=== DO THIS ===
Everything from the first line down to the line containing "d3.scaleLinear().domain([-100, 200]).range([height, 0]);" is to be retyped exactly, both ends included, with pictures left out.

START

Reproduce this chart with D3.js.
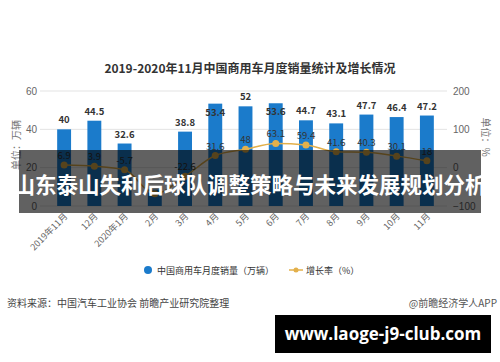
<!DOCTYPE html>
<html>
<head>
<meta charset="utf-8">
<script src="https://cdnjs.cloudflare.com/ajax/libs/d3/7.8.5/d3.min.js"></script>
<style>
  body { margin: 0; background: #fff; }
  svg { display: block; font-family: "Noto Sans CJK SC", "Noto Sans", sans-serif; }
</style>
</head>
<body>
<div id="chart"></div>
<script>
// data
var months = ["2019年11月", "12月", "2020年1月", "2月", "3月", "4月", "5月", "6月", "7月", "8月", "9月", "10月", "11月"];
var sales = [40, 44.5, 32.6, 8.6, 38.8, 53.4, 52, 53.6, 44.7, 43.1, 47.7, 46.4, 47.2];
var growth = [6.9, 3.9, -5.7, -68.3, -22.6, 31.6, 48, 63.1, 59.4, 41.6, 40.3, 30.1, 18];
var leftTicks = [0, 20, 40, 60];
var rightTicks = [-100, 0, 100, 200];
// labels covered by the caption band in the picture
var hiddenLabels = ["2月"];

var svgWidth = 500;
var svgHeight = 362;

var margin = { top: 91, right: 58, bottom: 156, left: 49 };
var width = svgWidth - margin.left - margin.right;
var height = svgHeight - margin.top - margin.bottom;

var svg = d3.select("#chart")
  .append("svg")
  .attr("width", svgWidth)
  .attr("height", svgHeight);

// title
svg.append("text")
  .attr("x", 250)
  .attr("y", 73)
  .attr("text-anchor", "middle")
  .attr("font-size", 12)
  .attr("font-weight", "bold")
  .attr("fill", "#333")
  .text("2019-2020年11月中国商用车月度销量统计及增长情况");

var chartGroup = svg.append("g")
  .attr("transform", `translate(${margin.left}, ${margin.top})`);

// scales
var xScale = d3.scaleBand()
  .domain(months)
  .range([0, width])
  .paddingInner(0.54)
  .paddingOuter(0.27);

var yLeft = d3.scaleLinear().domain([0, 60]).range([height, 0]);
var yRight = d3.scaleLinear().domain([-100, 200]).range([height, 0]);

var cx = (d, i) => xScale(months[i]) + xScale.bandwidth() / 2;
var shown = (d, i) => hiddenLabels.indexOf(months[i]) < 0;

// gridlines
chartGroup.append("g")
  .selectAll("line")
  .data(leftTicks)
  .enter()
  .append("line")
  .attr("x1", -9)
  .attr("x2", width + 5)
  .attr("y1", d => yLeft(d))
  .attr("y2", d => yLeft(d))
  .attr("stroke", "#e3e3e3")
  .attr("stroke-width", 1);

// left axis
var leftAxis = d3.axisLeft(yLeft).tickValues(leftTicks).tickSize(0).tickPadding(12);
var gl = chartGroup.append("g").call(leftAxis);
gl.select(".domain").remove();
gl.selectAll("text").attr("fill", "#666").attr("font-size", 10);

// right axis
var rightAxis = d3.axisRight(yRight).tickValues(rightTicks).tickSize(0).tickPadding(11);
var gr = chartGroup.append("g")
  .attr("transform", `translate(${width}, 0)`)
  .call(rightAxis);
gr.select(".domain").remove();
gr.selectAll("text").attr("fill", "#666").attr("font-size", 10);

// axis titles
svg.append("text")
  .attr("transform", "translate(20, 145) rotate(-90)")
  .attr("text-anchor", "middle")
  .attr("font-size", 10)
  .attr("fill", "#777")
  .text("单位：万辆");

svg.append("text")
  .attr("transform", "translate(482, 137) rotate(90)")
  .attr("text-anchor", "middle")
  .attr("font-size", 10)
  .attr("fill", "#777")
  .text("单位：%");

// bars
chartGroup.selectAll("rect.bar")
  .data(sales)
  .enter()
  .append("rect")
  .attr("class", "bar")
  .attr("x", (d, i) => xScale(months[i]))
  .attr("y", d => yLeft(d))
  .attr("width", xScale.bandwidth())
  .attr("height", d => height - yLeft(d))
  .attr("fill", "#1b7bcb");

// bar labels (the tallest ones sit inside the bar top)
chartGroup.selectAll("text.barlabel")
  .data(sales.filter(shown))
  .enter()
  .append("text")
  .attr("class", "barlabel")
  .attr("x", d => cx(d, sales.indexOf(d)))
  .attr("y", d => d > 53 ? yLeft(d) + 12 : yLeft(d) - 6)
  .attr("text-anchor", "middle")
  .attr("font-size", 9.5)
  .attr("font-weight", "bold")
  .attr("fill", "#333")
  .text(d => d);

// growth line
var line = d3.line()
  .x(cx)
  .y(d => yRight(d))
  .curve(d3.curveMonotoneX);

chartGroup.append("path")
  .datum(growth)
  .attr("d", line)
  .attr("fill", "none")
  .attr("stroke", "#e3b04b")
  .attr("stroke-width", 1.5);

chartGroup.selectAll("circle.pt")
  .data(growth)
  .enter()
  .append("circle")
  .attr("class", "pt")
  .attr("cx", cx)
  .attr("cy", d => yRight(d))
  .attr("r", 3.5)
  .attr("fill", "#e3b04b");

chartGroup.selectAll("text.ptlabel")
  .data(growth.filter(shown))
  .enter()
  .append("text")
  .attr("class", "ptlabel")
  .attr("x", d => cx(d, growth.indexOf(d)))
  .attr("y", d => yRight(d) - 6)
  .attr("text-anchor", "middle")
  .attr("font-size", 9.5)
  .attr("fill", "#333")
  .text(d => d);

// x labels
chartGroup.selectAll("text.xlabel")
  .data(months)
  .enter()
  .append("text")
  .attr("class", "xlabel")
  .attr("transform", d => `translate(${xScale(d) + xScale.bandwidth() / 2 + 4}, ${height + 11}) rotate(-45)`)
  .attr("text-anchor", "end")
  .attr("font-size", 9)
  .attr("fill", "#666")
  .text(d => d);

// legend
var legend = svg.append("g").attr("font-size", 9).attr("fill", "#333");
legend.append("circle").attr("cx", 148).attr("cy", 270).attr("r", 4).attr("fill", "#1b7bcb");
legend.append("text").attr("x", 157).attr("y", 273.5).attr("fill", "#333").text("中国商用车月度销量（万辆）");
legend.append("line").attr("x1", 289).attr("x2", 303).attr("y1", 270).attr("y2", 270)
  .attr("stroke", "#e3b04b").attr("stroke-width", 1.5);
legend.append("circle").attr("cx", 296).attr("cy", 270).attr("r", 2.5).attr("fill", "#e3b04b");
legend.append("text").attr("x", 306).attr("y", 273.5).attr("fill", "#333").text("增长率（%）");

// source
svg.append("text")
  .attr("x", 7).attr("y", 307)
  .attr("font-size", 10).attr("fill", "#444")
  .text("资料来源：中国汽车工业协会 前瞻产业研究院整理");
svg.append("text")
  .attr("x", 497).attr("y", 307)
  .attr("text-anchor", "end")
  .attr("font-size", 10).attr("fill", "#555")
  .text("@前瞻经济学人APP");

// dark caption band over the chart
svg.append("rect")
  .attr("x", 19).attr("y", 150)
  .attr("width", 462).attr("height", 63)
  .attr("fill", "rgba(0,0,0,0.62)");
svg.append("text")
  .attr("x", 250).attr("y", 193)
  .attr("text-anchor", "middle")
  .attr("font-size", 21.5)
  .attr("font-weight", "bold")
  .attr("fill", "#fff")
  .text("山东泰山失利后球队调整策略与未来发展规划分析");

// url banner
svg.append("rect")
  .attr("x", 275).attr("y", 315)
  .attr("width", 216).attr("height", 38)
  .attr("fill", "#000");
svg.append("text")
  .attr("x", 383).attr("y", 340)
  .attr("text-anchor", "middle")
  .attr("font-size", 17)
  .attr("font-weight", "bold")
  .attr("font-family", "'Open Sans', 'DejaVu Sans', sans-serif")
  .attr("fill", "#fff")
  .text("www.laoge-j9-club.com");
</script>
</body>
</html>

END

=== ANSWER TO THIS TASK ===
Reproduce this chart with D3.js.
<!DOCTYPE html>
<html>
<head>
<meta charset="utf-8">
<script src="https://cdnjs.cloudflare.com/ajax/libs/d3/7.8.5/d3.min.js"></script>
<style>
  body { margin: 0; background: #fff; }
  svg { display: block; font-family: "Noto Sans CJK SC", "Noto Sans", sans-serif; }
</style>
</head>
<body>
<div id="chart"></div>
<script>
// data
var months = ["2019年11月", "12月", "2020年1月", "2月", "3月", "4月", "5月", "6月", "7月", "8月", "9月", "10月", "11月"];
var sales = [40, 44.5, 32.6, 8.6, 38.8, 53.4, 52, 53.6, 44.7, 43.1, 47.7, 46.4, 47.2];
var growth = [6.9, 3.9, -5.7, -68.3, -22.6, 31.6, 48, 63.1, 59.4, 41.6, 40.3, 30.1, 18];
var leftTicks = [0, 20, 40, 60];
var rightTicks = [-100, 0, 100, 200];
// labels covered by the caption band in the picture
var hiddenLabels = ["2月"];

var svgWidth = 500;
var svgHeight = 362;

var margin = { top: 91, right: 58, bottom: 156, left: 49 };
var width = svgWidth - margin.left - margin.right;
var height = svgHeight - margin.top - margin.bottom;

var svg = d3.select("#chart")
  .append("svg")
  .attr("width", svgWidth)
  .attr("height", svgHeight);

// title
svg.append("text")
  .attr("x", 250)
  .attr("y", 73)
  .attr("text-anchor", "middle")
  .attr("font-size", 12)
  .attr("font-weight", "bold")
  .attr("fill", "#333")
  .text("2019-2020年11月中国商用车月度销量统计及增长情况");

var chartGroup = svg.append("g")
  .attr("transform", `translate(${margin.left}, ${margin.top})`);

// scales
var xScale = d3.scaleBand()
  .domain(months)
  .range([0, width])
  .paddingInner(0.54)
  .paddingOuter(0.27);

var yLeft = d3.scaleLinear().domain([0, 60]).range([height, 0]);
var yRight = d3.scaleLinear().domain([-100, 200]).range([height, 0]);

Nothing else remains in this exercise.